Summary: A Good Friday sermon based on the crucifixion story from John’s gospel, where the ultimate glory of God is shown in the most improbably place, on the cross.

And so we come to the crucifixion. The cross stands at the very heart of Christianity. It has come to symbolise Christianity the world over. We put crosses at the front of our churches, crosses on the top of our churches, we were jewelery in the shape of crosses and crosses form the cover art for many editions of the Bible. It is the one symbol that has come to mean Christianity to the world. Muslims even refuse to have a branch of the red cross, preferring instead to have their own red crescent organisation, since the cross is closely associated with Christianity. In popular thought the shape of the cross is so closely tied with Christianity that in myth and fable it can be used as a ward against evil. For Christians the cross not only stands at the very centre of what we believe it also stands at the very centre of history. And yet in all this do have we lost what the cross really stood for.

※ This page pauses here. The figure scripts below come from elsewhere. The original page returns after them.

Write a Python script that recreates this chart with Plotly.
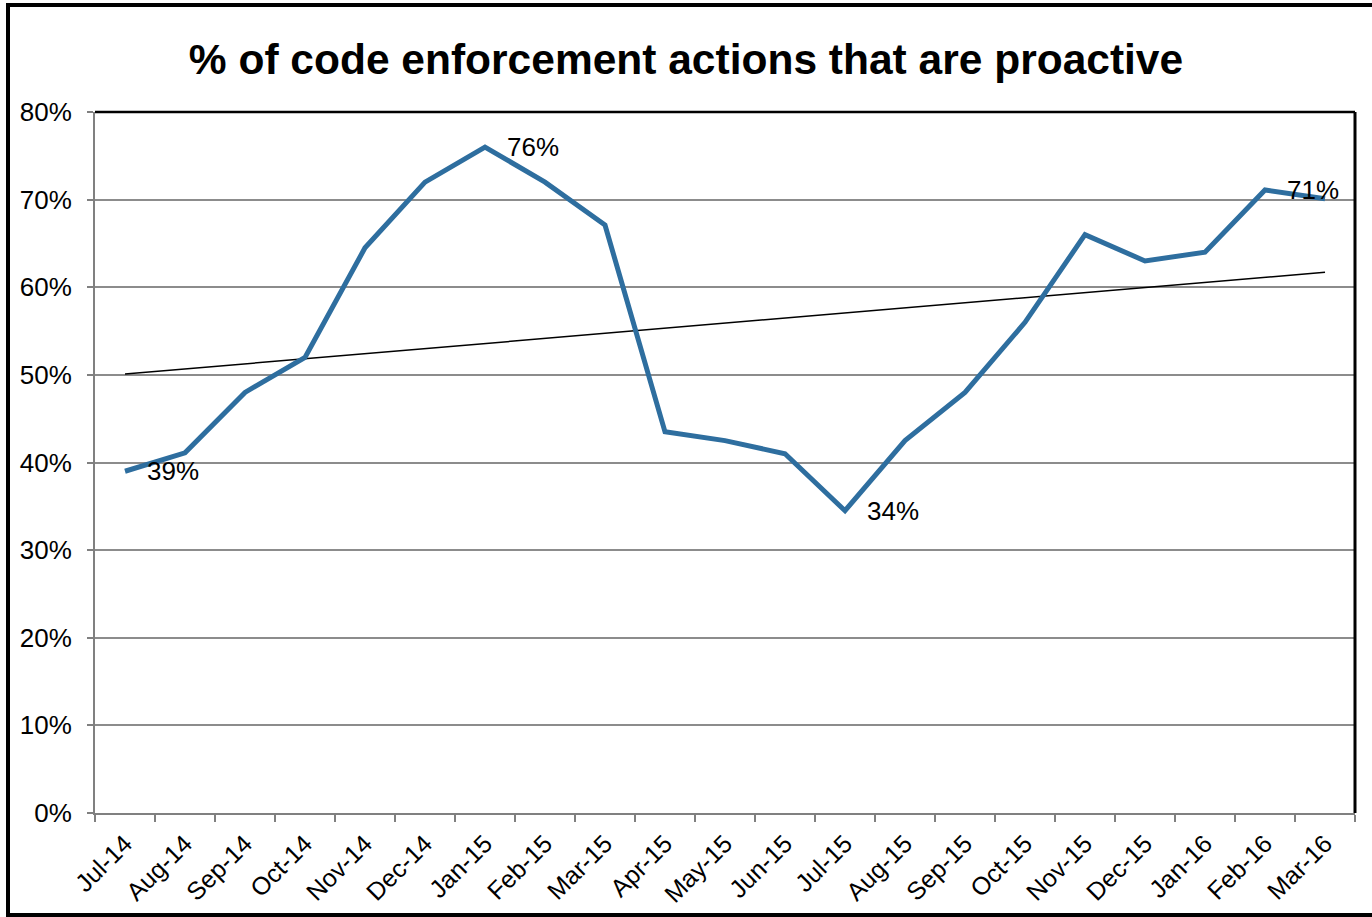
import numpy as np
import plotly.graph_objects as go

months = ["Jul-14", "Aug-14", "Sep-14", "Oct-14", "Nov-14", "Dec-14", "Jan-15",
          "Feb-15", "Mar-15", "Apr-15", "May-15", "Jun-15", "Jul-15", "Aug-15",
          "Sep-15", "Oct-15", "Nov-15", "Dec-15", "Jan-16", "Feb-16", "Mar-16"]
pct_proactive = [0.39, 0.411, 0.48, 0.52, 0.645, 0.72, 0.76, 0.72, 0.671, 0.435,
                 0.425, 0.41, 0.345, 0.425, 0.48, 0.56, 0.66, 0.63, 0.64, 0.711, 0.701]
labelled_months = ["Jul-14", "Jan-15", "Jul-15", "Feb-16"]

# Linear trend over the month index
idx = np.arange(len(months))
slope, intercept = np.polyfit(idx, pct_proactive, 1)
trend = intercept + slope * idx

fig = go.Figure()
fig.add_trace(go.Scatter(x=months, y=trend, mode="lines",
                         line=dict(color="black", width=1.5),
                         hoverinfo="skip", showlegend=False))
fig.add_trace(go.Scatter(x=months, y=pct_proactive, mode="lines",
                         line=dict(color="#2E6E9F", width=5),
                         showlegend=False))

for m in labelled_months:
    v = pct_proactive[months.index(m)]
    fig.add_annotation(x=m, y=v, text=f"{v:.0%}", showarrow=False,
                       xanchor="left", yanchor="middle", xshift=20,
                       font=dict(family="Arial, Liberation Sans", size=26, color="black"))

fig.update_layout(
    width=1372, height=917,
    margin=dict(l=95, r=17, t=112, b=104),
    paper_bgcolor="white", plot_bgcolor="white",
    font=dict(family="Arial, Liberation Sans", color="black"),
    title=dict(text="<b>% of code enforcement actions that are proactive</b>",
               x=0.5, xanchor="center", y=0.935, yanchor="middle",
               font=dict(size=42.5, color="black")),
)
fig.update_xaxes(
    type="category", categoryorder="array", categoryarray=months,
    tickson="boundaries", ticks="outside", ticklen=7, tickwidth=2, tickcolor="#808080",
    showline=True, linecolor="#808080", linewidth=2, showgrid=False,
    tickangle=-45, tickfont=dict(size=25), range=[-0.5, len(months) - 0.5],
    ticklabelstandoff=4, automargin=False,
)
fig.update_yaxes(
    range=[0, 0.8], dtick=0.1, tickformat=".0%",
    ticks="outside", ticklen=6, tickwidth=2, tickcolor="#808080",
    showline=True, linecolor="#808080", linewidth=2,
    showgrid=True, gridcolor="#8c8c8c", gridwidth=1.5,
    tickfont=dict(size=26), zeroline=False, ticklabelstandoff=10, automargin=False,
)

# plot-area top and right edges
fig.add_shape(type="line", xref="paper", yref="paper", x0=0, x1=1, y0=1, y1=1,
              line=dict(color="black", width=2.5))
fig.add_shape(type="line", xref="paper", yref="paper", x0=1, x1=1, y0=0, y1=1,
              line=dict(color="black", width=3))
# outer chart frame
fig.add_shape(type="rect", xref="paper", yref="paper",
              x0=-87 / 1260, x1=1.03, y0=-102 / 701, y1=1 + 107 / 701,
              line=dict(color="black", width=4), layer="above")

fig.write_html("out.html")
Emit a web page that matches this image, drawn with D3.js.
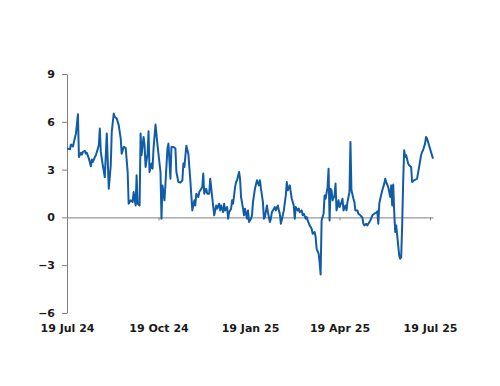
<!DOCTYPE html>
<html>
<head>
<meta charset="utf-8">
<script src="https://cdn.jsdelivr.net/npm/d3@7"></script>
<style>
  body { margin: 0; background: #fff; }
  svg { display: block; }
  .axis text { font-family: "DejaVu Sans", sans-serif; font-weight: bold; font-size: 11px; fill: #1a1a1a; }
</style>
</head>
<body>
<div id="chart"></div>
<script>
// days counted from 19 Jul 2024
var startDate = '2024-07-19';
var endDate = '2025-07-22';
var dayOffsets = [0,3,4,6,7,9,11,12,14,15,16,18,19,20,22,24,25,26,28,29,30,32,33,34,36,38,40,42,44,45,47,48,50,52,54,55,57,59,
  61,62,64,66,67,69,70,71,73,74,75,77,78,79,81,82,83,85,86,87,89,91,94,95,96,98,99,101,102,104,105,107,109,110,112,114,116,117,118,120,122,
  124,126,128,129,130,132,133,135,136,137,138,140,141,143,144,146,148,150,151,153,154,155,157,158,159,161,162,163,165,166,167,169,170,171,173,174,175,177,178,179,181,182,183,185,
  186,187,189,191,193,194,195,197,198,199,201,202,204,205,206,207,209,210,212,213,214,215,217,218,220,221,222,224,225,226,228,229,230,232,233,234,236,237,238,240,241,242,244,246,
  247,249,250,251,253,254,255,256,258,259,260,262,263,264,265,266,267,269,270,271,273,274,276,277,278,280,281,282,284,285,286,288,289,290,292,293,295,297,298,299,301,302,303,305,307,309,
  311,312,313,314,315,317,319,320,321,323,324,325,326,327,328,329,330,331,332,333,334,335,336,337,338,339,340,341,343,344,346,347,349,352,354,356,357,358,360,361,362,364,366,368];
var values = [4.32,4.28,4.57,4.45,4.74,5.26,6.48,3.79,4.05,3.94,4.11,4.17,4.0,4.05,3.69,3.21,3.63,3.48,3.79,3.9,4.11,4.53,5.58,4.11,3.27,2.53,5.26,1.8,3.27,5.37,6.52,6.31,6.2,5.79,4.95,4.0,4.42,4.36,
  2.85,0.86,1.07,0.96,1.59,0.75,2.64,0.86,0.75,5.26,3.9,5.05,4.53,3.16,4.0,5.41,2.85,3.38,3.06,4.32,5.83,4.53,2.85,-0.08,2.0,1.07,2.12,4.32,4.63,2.43,4.42,4.42,4.32,2.85,2.22,2.18,2.33,3.38,3.16,4.5,4.0,
  2.33,0.44,1.07,0.75,1.49,1.28,1.59,1.8,1.9,2.75,1.49,1.8,1.49,1.49,2.43,1.28,0.13,0.75,0.55,0.86,0.44,0.75,0.33,0.86,0.44,0.65,-0.08,0.33,0.55,1.07,0.86,1.9,2.22,2.33,2.85,2.43,1.28,0.55,0.13,0.55,-0.08,0.44,-0.29,-0.08,
  0.13,0.96,1.8,2.33,2.01,2.33,1.8,0.96,-0.08,0.02,0.75,0.33,-0.29,-0.08,0.33,0.44,0.65,0.44,0.75,0.44,0.23,-0.4,0.13,0.44,1.38,2.22,1.7,2.01,1.59,1.17,0.75,-0.08,0.65,0.44,0.55,0.33,0.44,0.13,0.23,-0.08,0.02,-0.19,-0.5,-0.71,
  -1.03,-0.92,-1.24,-1.97,-2.28,-2.81,-3.58,-0.19,0.23,1.38,1.17,1.9,3.06,-0.19,1.8,1.7,1.07,1.38,2.12,0.44,1.07,0.65,0.96,1.17,0.44,0.75,0.44,0.96,1.59,4.74,1.7,1.17,0.96,0.44,0.44,0.23,0.13,-0.02,-0.4,-0.5,-0.4,-0.5,-0.4,-0.19,0.13,0.23,
  0.3,0.38,-0.4,0.86,1.17,1.7,2.12,2.43,2.22,1.9,1.59,1.28,2.01,0.75,2.06,0.33,-0.92,-0.5,-1.13,-1.76,-2.39,-2.6,-2.5,-0.5,2.22,4.21,3.79,3.9,3.38,3.27,3.16,2.22,2.33,2.43,3.16,3.9,4.11,4.21,4.63,5.05,4.95,4.53,4.11,3.69];
var yTicks = [-6,-3,0,3,6,9];
var xTickDates = ['2024-07-19','2024-10-19','2025-01-19','2025-04-19','2025-07-19'];

var width = 500, height = 386;
var parse = d3.utcParse('%Y-%m-%d');
var start = parse(startDate);
var series = dayOffsets.map(function(d, i){
    return {date: d3.utcDay.offset(start, d), value: values[i]};
});

var x_scale = d3.scaleUtc().domain([start, parse(endDate)]).range([67, 433]);
var y_scale = d3.scaleLinear().domain([-6, 9]).range([313, 74]);

var svg = d3.select('#chart').append('svg')
    .attr('width', width)
    .attr('height', height);

// y axis
var y_axis = d3.axisLeft(y_scale).tickValues(yTicks).tickSize(5).tickSizeOuter(0).tickPadding(7);
svg.append('g').attr('class', 'axis y_axis')
    .attr('transform', 'translate(67,0)')
    .call(y_axis);

// zero line with small ticks
var x_axis = d3.axisBottom(x_scale).tickValues(xTickDates.map(parse)).tickSize(3).tickSizeOuter(0).tickFormat('');
svg.append('g').attr('class', 'axis x_axis')
    .attr('transform', 'translate(0,' + y_scale(0) + ')')
    .call(x_axis);

// date labels along the bottom
var x_labels = d3.axisBottom(x_scale).tickValues(xTickDates.map(parse)).tickSize(0).tickPadding(11)
    .tickFormat(d3.utcFormat('%d %b %y'));
svg.append('g').attr('class', 'axis x_labels')
    .attr('transform', 'translate(0,' + y_scale(-6) + ')')
    .call(x_labels)
    .call(function(g){ g.select('.domain').remove(); });

svg.selectAll('.axis path, .axis line').attr('stroke', '#808080');

var line = d3.line()
    .x(function(d){ return x_scale(d.date); })
    .y(function(d){ return y_scale(d.value); });

svg.append('path')
    .datum(series)
    .attr('fill', 'none')
    .attr('stroke', '#115ca6')
    .attr('stroke-width', 2)
    .attr('stroke-linejoin', 'round')
    .attr('d', line);
</script>
</body>
</html>
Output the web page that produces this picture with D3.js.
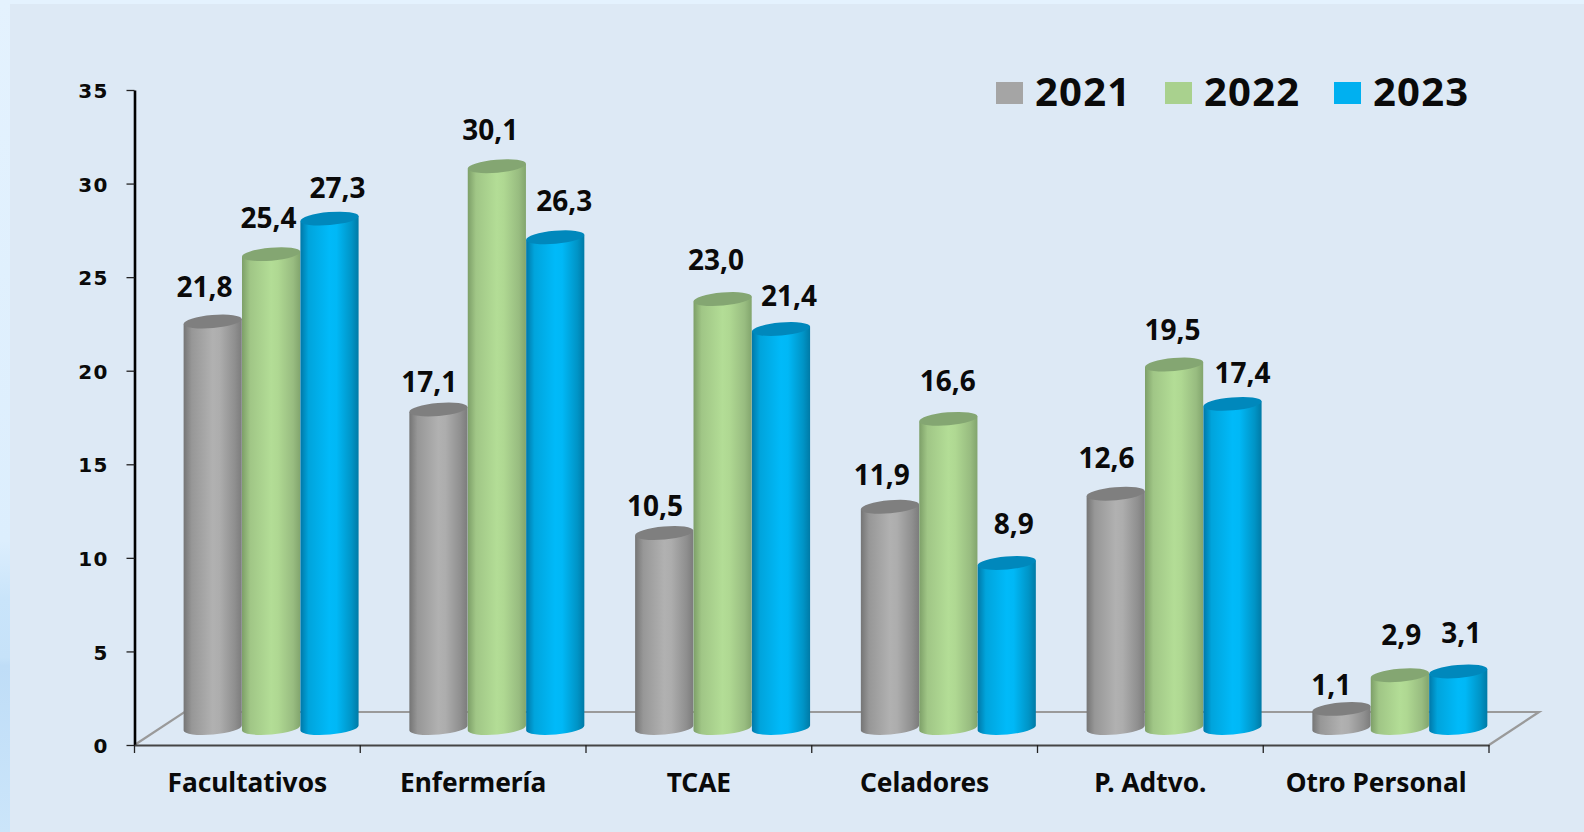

The cross was the cruelest form of death and torture available to the Romans. In our modern and western world were prisoners have rights and those Western societies which still allow death as a punishment are meant to make every effort to make it as quick and painless as possible, it is easy to forget that crucifixion was not just a method of killing people but that it was also a method designed to do it as painfully as possible. The victim was left hanging naked on a cross often for days to linger in agony before the body simply has no strength left death follows. It is possible to run through the gruesome detail of how crucifixion works, why it is so painful and so long, but we are not going to do that. You see there is another side to the crucifixion, it was also designed to be public, humiliating, degrading and offensive. Crucifixion was not just a way of dealing with criminals it was a way of holding down revolutionaries, a way of showing how utterly contemptible they were and that in the end they were miserable failures. It is very hard to keep your dignity when you are nailed to a cross naked and in agony and left to die a lingering death in full view of everyone and theres nothing you can do to resist. Worse in Jewish culture it was to be considered to be cursed by God to die in such a way.

And yet this is the way that God chooses to reveal his ultimate glory. By taking this suffering, humiliation and curse upon himself. It was the reason he became human, to go to the cross. We read about Jesus and God going to be glorified, but in the context in which Jesus was talking it refers to the place he is going that Peter cannot yet follow, but will later, the cross. The cross is where we find the ultimate display of God’s glory. This place of humility and shame is the place where God reveals himself most fully. It is in the cross that we gain a full understanding of who Jesus is and so who God is. In the gospel of John we are told of signs that will serve to reveal Jesus’ glory. The first is the water into wine. The second is the healing of a nobleman’s son. Third, is the healing of the paralysed man at the pool. Fourth is the feeding of the 5000. Fifth is the healing of the man born blind. Sixth is the raising of Lazarus from the dead. And now we come to the final one, the seventh, the crucifixion. John has repeatedly told us that when Jesus is lifted up, it will then be the moment of God’s glory shining through him at full strength.

This is completely counter intuitive. At the moment when Jesus is humiliated and seemingly the most out of control, a failure, most human is when he reveals God’s glory. Generally we don’t like to think about it being God on the cross. It caused quite a bit of comment when the German theologian Jurgen Moltmann published his book entitled God Crucified. I have even had people say, you can’t say God crucified, its Jesus who was crucified. Almost as if you can separate out the human part of Jesus from the divine, and the divine leaves the human part on the cross while it escapes. But John, is telling us exactly the opposite of this. It was God himself who came down, became flesh and was suffering and dying on the cross. In a very real was it was God dying on the cross. God the Son, was suffering and dying on the cross. And it was at this moment when Jesus and John claim that the ultimate glory of God was displayed.